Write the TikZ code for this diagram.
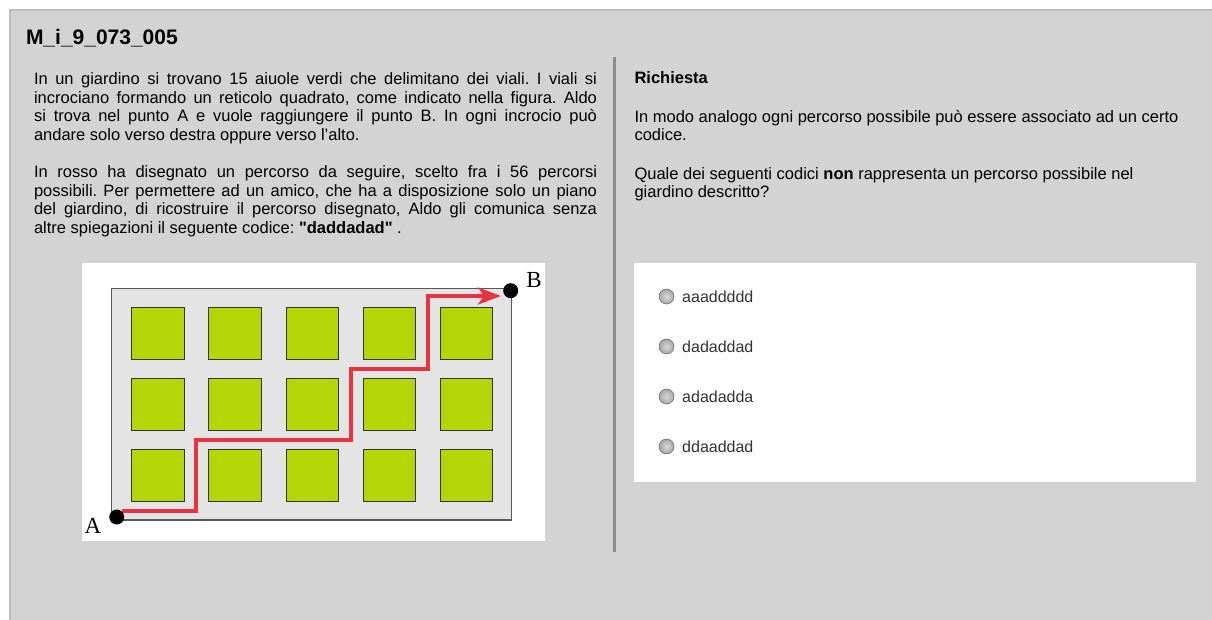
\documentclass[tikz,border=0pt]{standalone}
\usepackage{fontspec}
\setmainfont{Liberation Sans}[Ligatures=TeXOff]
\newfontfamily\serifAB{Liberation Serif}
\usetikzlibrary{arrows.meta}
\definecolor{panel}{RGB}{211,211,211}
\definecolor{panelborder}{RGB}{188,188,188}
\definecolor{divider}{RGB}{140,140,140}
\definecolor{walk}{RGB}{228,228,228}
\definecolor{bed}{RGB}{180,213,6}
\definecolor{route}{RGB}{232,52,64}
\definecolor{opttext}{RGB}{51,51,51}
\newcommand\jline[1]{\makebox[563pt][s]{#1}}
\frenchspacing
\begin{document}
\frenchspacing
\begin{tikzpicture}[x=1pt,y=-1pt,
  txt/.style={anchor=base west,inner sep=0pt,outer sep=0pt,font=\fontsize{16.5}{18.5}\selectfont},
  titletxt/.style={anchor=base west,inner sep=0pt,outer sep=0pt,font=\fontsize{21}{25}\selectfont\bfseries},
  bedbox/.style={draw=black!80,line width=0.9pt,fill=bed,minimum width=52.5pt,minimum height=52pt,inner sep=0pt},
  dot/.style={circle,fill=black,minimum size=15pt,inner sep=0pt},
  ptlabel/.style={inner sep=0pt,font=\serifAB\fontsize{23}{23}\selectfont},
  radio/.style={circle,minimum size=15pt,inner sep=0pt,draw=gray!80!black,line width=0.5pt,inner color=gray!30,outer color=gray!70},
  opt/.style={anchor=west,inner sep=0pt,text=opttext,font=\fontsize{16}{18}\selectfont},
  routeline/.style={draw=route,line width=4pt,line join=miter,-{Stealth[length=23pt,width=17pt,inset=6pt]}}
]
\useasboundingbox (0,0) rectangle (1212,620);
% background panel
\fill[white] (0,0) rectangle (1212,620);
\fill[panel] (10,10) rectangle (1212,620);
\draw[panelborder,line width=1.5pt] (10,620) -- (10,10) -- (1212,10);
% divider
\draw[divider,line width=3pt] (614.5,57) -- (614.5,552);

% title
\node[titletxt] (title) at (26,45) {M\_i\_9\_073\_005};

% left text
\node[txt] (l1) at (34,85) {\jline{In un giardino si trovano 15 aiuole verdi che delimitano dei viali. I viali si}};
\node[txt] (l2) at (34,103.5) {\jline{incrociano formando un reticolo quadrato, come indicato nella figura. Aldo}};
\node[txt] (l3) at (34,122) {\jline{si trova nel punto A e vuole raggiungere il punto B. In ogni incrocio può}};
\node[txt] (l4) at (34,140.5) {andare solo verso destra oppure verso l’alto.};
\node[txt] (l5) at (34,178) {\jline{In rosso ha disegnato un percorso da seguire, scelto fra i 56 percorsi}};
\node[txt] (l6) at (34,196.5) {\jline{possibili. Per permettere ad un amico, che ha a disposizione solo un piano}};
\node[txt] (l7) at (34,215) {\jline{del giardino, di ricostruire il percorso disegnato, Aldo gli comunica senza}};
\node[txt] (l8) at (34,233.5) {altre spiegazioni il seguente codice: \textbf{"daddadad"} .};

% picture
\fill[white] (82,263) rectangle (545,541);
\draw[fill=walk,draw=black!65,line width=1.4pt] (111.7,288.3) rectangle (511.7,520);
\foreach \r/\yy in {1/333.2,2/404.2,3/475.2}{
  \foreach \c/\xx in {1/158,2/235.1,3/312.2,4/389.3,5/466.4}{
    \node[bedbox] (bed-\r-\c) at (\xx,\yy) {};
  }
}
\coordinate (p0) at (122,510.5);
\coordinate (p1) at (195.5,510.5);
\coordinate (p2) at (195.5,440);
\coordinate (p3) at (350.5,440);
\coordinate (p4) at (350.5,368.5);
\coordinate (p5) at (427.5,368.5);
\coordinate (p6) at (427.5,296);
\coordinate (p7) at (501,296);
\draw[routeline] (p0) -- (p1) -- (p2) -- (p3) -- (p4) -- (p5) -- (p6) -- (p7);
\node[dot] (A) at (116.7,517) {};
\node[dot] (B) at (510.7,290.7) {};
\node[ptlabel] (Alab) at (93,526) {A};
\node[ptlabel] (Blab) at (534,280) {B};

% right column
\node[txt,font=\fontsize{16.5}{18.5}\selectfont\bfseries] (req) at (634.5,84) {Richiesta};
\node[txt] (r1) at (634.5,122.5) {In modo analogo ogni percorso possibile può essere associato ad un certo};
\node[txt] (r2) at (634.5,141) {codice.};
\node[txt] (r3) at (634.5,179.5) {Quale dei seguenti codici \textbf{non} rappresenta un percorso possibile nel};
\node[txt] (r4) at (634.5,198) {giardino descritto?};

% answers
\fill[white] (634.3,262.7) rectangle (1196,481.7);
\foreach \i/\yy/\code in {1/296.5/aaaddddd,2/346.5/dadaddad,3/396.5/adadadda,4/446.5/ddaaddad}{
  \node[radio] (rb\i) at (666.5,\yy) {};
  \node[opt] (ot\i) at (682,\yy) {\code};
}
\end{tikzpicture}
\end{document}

--- --- ---

*Stated task:*
Quote the material exactly. Pictures stay out.

*Task response:*
Write the TikZ code for this diagram.
\documentclass[tikz,border=0pt]{standalone}
\usepackage{fontspec}
\setmainfont{Liberation Sans}[Ligatures=TeXOff]
\newfontfamily\serifAB{Liberation Serif}
\usetikzlibrary{arrows.meta}
\definecolor{panel}{RGB}{211,211,211}
\definecolor{panelborder}{RGB}{188,188,188}
\definecolor{divider}{RGB}{140,140,140}
\definecolor{walk}{RGB}{228,228,228}
\definecolor{bed}{RGB}{180,213,6}
\definecolor{route}{RGB}{232,52,64}
\definecolor{opttext}{RGB}{51,51,51}
\newcommand\jline[1]{\makebox[563pt][s]{#1}}
\frenchspacing
\begin{document}
\frenchspacing
\begin{tikzpicture}[x=1pt,y=-1pt,
  txt/.style={anchor=base west,inner sep=0pt,outer sep=0pt,font=\fontsize{16.5}{18.5}\selectfont},
  titletxt/.style={anchor=base west,inner sep=0pt,outer sep=0pt,font=\fontsize{21}{25}\selectfont\bfseries},
  bedbox/.style={draw=black!80,line width=0.9pt,fill=bed,minimum width=52.5pt,minimum height=52pt,inner sep=0pt},
  dot/.style={circle,fill=black,minimum size=15pt,inner sep=0pt},
  ptlabel/.style={inner sep=0pt,font=\serifAB\fontsize{23}{23}\selectfont},
  radio/.style={circle,minimum size=15pt,inner sep=0pt,draw=gray!80!black,line width=0.5pt,inner color=gray!30,outer color=gray!70},
  opt/.style={anchor=west,inner sep=0pt,text=opttext,font=\fontsize{16}{18}\selectfont},
  routeline/.style={draw=route,line width=4pt,line join=miter,-{Stealth[length=23pt,width=17pt,inset=6pt]}}
]
\useasboundingbox (0,0) rectangle (1212,620);
% background panel
\fill[white] (0,0) rectangle (1212,620);
\fill[panel] (10,10) rectangle (1212,620);
\draw[panelborder,line width=1.5pt] (10,620) -- (10,10) -- (1212,10);
% divider
\draw[divider,line width=3pt] (614.5,57) -- (614.5,552);

% title
\node[titletxt] (title) at (26,45) {M\_i\_9\_073\_005};

% left text
\node[txt] (l1) at (34,85) {\jline{In un giardino si trovano 15 aiuole verdi che delimitano dei viali. I viali si}};
\node[txt] (l2) at (34,103.5) {\jline{incrociano formando un reticolo quadrato, come indicato nella figura. Aldo}};
\node[txt] (l3) at (34,122) {\jline{si trova nel punto A e vuole raggiungere il punto B. In ogni incrocio può}};
\node[txt] (l4) at (34,140.5) {andare solo verso destra oppure verso l’alto.};
\node[txt] (l5) at (34,178) {\jline{In rosso ha disegnato un percorso da seguire, scelto fra i 56 percorsi}};
\node[txt] (l6) at (34,196.5) {\jline{possibili. Per permettere ad un amico, che ha a disposizione solo un piano}};
\node[txt] (l7) at (34,215) {\jline{del giardino, di ricostruire il percorso disegnato, Aldo gli comunica senza}};
\node[txt] (l8) at (34,233.5) {altre spiegazioni il seguente codice: \textbf{"daddadad"} .};

% picture
\fill[white] (82,263) rectangle (545,541);
\draw[fill=walk,draw=black!65,line width=1.4pt] (111.7,288.3) rectangle (511.7,520);
\foreach \r/\yy in {1/333.2,2/404.2,3/475.2}{
  \foreach \c/\xx in {1/158,2/235.1,3/312.2,4/389.3,5/466.4}{
    \node[bedbox] (bed-\r-\c) at (\xx,\yy) {};
  }
}
\coordinate (p0) at (122,510.5);
\coordinate (p1) at (195.5,510.5);
\coordinate (p2) at (195.5,440);
\coordinate (p3) at (350.5,440);
\coordinate (p4) at (350.5,368.5);
\coordinate (p5) at (427.5,368.5);
\coordinate (p6) at (427.5,296);
\coordinate (p7) at (501,296);
\draw[routeline] (p0) -- (p1) -- (p2) -- (p3) -- (p4) -- (p5) -- (p6) -- (p7);
\node[dot] (A) at (116.7,517) {};
\node[dot] (B) at (510.7,290.7) {};
\node[ptlabel] (Alab) at (93,526) {A};
\node[ptlabel] (Blab) at (534,280) {B};

% right column
\node[txt,font=\fontsize{16.5}{18.5}\selectfont\bfseries] (req) at (634.5,84) {Richiesta};
\node[txt] (r1) at (634.5,122.5) {In modo analogo ogni percorso possibile può essere associato ad un certo};
\node[txt] (r2) at (634.5,141) {codice.};
\node[txt] (r3) at (634.5,179.5) {Quale dei seguenti codici \textbf{non} rappresenta un percorso possibile nel};
\node[txt] (r4) at (634.5,198) {giardino descritto?};

% answers
\fill[white] (634.3,262.7) rectangle (1196,481.7);
\foreach \i/\yy/\code in {1/296.5/aaaddddd,2/346.5/dadaddad,3/396.5/adadadda,4/446.5/ddaaddad}{
  \node[radio] (rb\i) at (666.5,\yy) {};
  \node[opt] (ot\i) at (682,\yy) {\code};
}
\end{tikzpicture}
\end{document}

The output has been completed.